# MFSBACKUP Question



## laddanator (Nov 23, 2012)

I know how to use mfstools but one question. Will mfsbackup not create a backup.bak bigger than 2 gig? I have a Terabyte Tivo drive with 115gig of recorded shows and such. No matter how I format or don't format my backup drive (250gig), mfsbackup always stops the backup at 2gig. Just need to know if mfstool has a version that will support creating a backup bigger than 2gig?


----------



## laddanator (Nov 23, 2012)

Figured out how to bypass the 2 gig file size and ended up with a 120gig .bak file but having trouble restoring the image.
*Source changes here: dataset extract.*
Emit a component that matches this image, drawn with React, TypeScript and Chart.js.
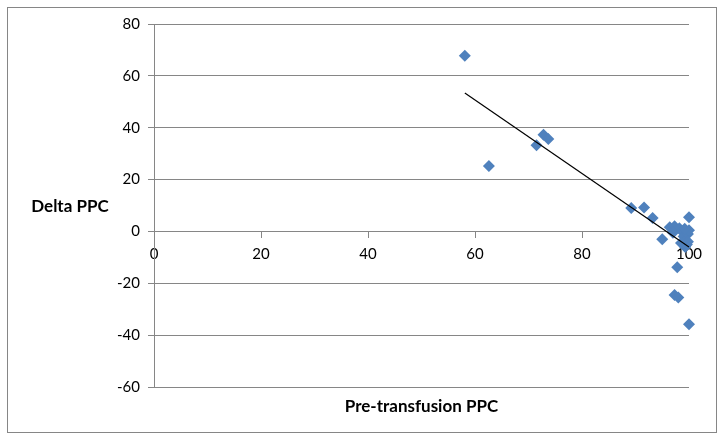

> mfstool mfsbackup -Tao - /dev/sdc > /mnt/Tivo/mybackup.bak


Using Linux Mint.


----------



## laddanator (Nov 23, 2012)

value too large for data type is the error I get when I try to restore the large 120 gig bak file but I think that is a Linux error and not mfsrestore


----------



## unitron (Apr 28, 2006)

You can back up the TiVo software and your settings with either the MFS Live v1.4 cd or with WinMFS, and get a backup file considerably smaller than the space it takes up on the TiVo drive itself, but backing up the recordings (or more accurately, the partitions containing the recordings) is whole different kettle of fish.

The TiVo uses computer hardware and some of Linux for some of the OS, but when it comes to the MFS partitions, it's a proprietary appliance, not a Linux computer.

As I indicated elsewhere, use TiVo Desktop to copy the recordings to computer and then copy them back once you change out the TiVo's hard drive.

Or, if you don't like Desktop, start reading here:

http://www.tivocommunity.com/tivo-vb/forumdisplay.php?f=35

about the other show copying options.


----------